DIA: In writing about the intellectual decline of conservatism you say that the movement has "so far succeeded in shifting the centre of American politics and social thought that it can rest, for at least a little while, on its laurels." Are you at all afraid that, while conservatives rest, Barack Obama will have shifted the centre of American politics back to the left?

Mr Posner: That may happen, but if so it will be good for conservatism! President Clinton in effect co-opted the conservative agenda; I have often referred to him as the consolidator of the Reagan revolution. His economic policies were conservative, but he also supported capital punishment and welfare reform, though obviously the control of Congress by the Republicans was a big factor in the latter. His judicial appointments were generally of moderates, and the two liberals whom he appointed to the Supreme Court were less liberal than the justices they replaced. If the current administration moves the country left, conservatives will be able to campaign from a position of responsible conservatism, rather than pushing a conservative agenda beyond reasonable bounds in order to differentiate conservatism from the centrist policies of moderate Democrats.

The trouble with buiding a "co-opter" for the GOP is that, although some right wingers are convinced that Republicans suffer from a lack of principles, the truth is that the party today suffers in fact from a diversity of principles, and it only gets worse as the party gets smaller. For the last 20 years, Republicans strength has often come from the simplicity of their message: Always Lower Taxes; Always Stronger Defense; Always Family Values. Today's GOP is a victim of that success precisely because that simple all-inclusive message is seen as insulated and calcified.

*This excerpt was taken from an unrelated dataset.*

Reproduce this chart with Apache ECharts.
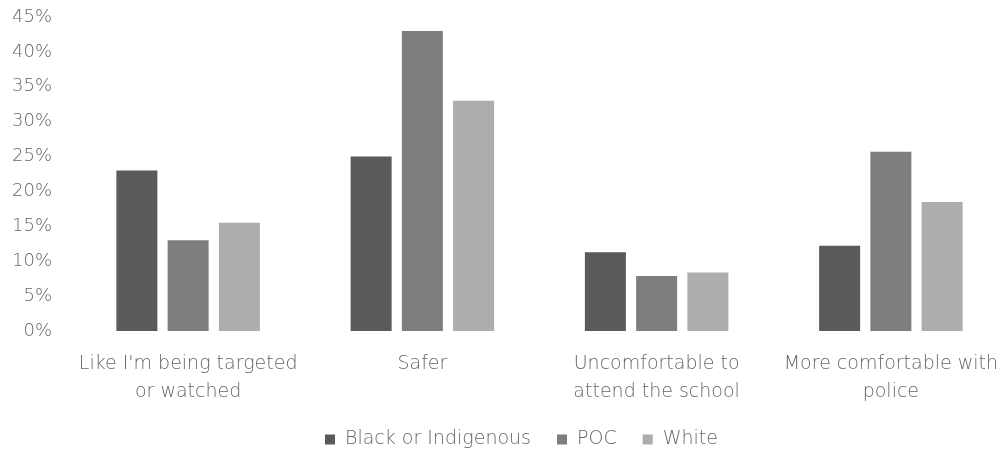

The key to building a RepubliClinton is knowing where to stick to that message and where to deviate. We can imagine how a 2012 election could look a bit like the 1992 election, when growing concerns about the deficit led to a tax increase that damaged George H. W. Bush's credibility. From today's vantage point, it seems pretty clear that deficits and taxes will be a major issue in 2012 -- an opening, perhaps, for fiscal conservatives. But like Clinton, they will also have to accept certain political realities. Health care will almost certainly pass in some form this year. Can a viable candidate be seen as standing athwart health reform yelling stop in 2012? I doubt it. On education, I could see a conservative embracing student loan reform and a national test standard, while holding firm to district innovation and school choice.

The door seems wide open for a conservative to get serious on the environment. But who's walking through? I asked Eric Cantor at a GOP "listening tour" event what issue he wanted to co-opt, he suggested the environment. His solution was a jumble of "private sector" "incentive-based policies" that sounded like a intro paragraph to a bad paper, but maybe somebody else has real ideas.

At a time when the world must seem inside-out to many capitalist conservatives, they could really go through the looking-glass by taking conservative lesson from Europe. In Slate, Anne Applebaum documents the remarkbale winning streak of Euro-cons. Why are they winning?

They are fiscally conservative. They are, if not socially liberal, then at least socially centrist. They haven't been swayed by the fashion for big spending. They are trying to keep some semblance of budget sanity. And, at least at the moment, they win elections.
In America, candidates cannot live on fiscal conservatism alone. Americans like to be promised ideas. Any Republicans up for a bit of triangulation?